Regency’s Power-Breakfast Crowd Won’t be Left Out in Cold

Written by Joanna Fantozzi on . Posted in News Our Town, Our Town.


Hotel finds temporary quarters for high-powered patrons during renovation

The Loews Regency Hotel on Park Avenue and East 61st Street has closed for a long-term renovation. The hotel’s dining room has been home to the city’s infamous power breakfast and is where influential leaders from Rev. Al Sharpton to Police Commissioner Ray Kelly to titans of the business world meet over toast and coffee to discuss the pressing issues of the day.

The luxury hotel officially closed on New Year’s Day, and is scheduled to reopen in the fall, around November, with revamped guest rooms and a brand-new restaurant and bar. But until then, the big question is, where will the city’s movers and shakers hold their power breakfast meetings?

Regency owner Jonathan Tisch at first expressed concern that he would lose his customer base. But, hotel managing director Stuart Schwartz said, that that was before the hotel made a deal with Park Avenue Winter—the seasonal restaurant two blocks away on East 63rd Street—to host a pop-up power breakfast until the Regency reopens. Park Avenue Winter kicked off its new breakfast season with an event on Jan. 9, attended by Regency breakfast VIPs including former MTA Chair Joseph Lhota and Manhattan District Attorney Cyrus Vance.

“A lot of these folks are loyal to us,” said Lizzie Olesker, who manages public relations for the Regency Hotel. “We accommodate their every whim. They come to us for the experience. We could take this breakfast anywhere, and it would be successful.”

The modern power breakfast was essentially invented by the Tisch family, according to Schwartz. Back in the mid-1970s, the city was in a financial crisis. After the famous Daily News headline “Ford to City: Drop Dead” came out, many government and business leaders met at the Regency over breakfast to see how they could work together to solve the city’s problems.

“Soon, it became known that if you wanted to meet someone important, this was the place to go,” Schwartz said.

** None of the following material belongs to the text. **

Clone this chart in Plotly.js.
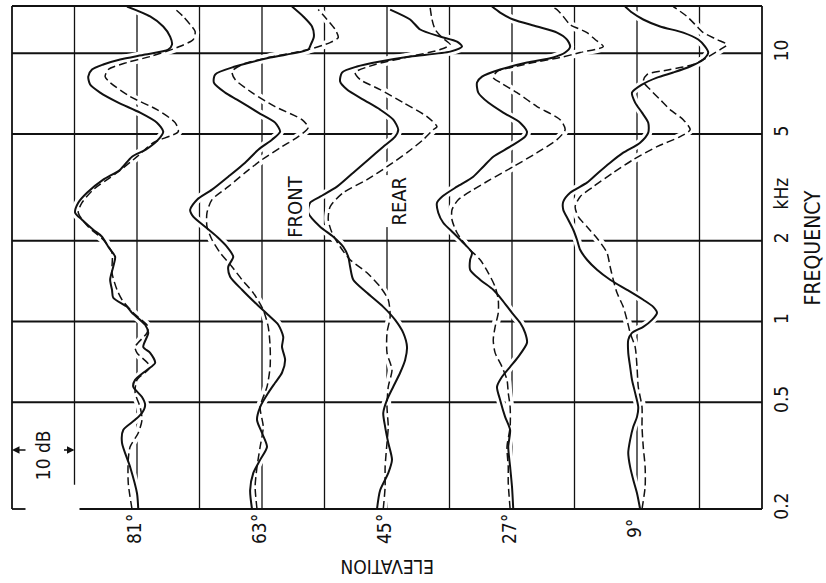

The Regency Hotel is also famous for providing its power breakfast customers with exactly what they want. The hotel brought over its well-known seating chart and restaurant manager, Leigh Wynn, who has helped transform Park Avenue Winter and who taught Chef Kevin Lasko the tastes and whims of each regular customer.

“There’s one guy who doesn’t like raisin bran but just bran flakes mixed with granola and raisins,” Lasko remembered. “Another guy likes well-done scrambled eggs with oregano, pepper and a side of sliced avocado.”

Former Police Commissioner Bill Bratton hopes to have his usual order of scrambled eggs with a side of Canadian bacon when he visits Park Avenue Winter next week.

“There’s nothing that will drive a regular customer away faster than a menu change,” he warned. “But I’m going to stick with the Regency, even if it’s a little different. I’ll survive.”

Despite loyal breakfast fans, competition may be brewing. Café Sabarsky on East 86th Street has an impressive breakfast selection, including house-made granola and soft-boiled eggs with brioche and butter. Restaurant publicist Susy Schieffelin said that she has noticed breakfast has definitely been busier since the Regency closed.

But Schwartz is not worried. Right now, the breakfast crowd at Park Avenue Winter is a little thin. Slowly but surely, though, everyone is coming back.

“You know what they say—if you build it they will come,” Schwartz said.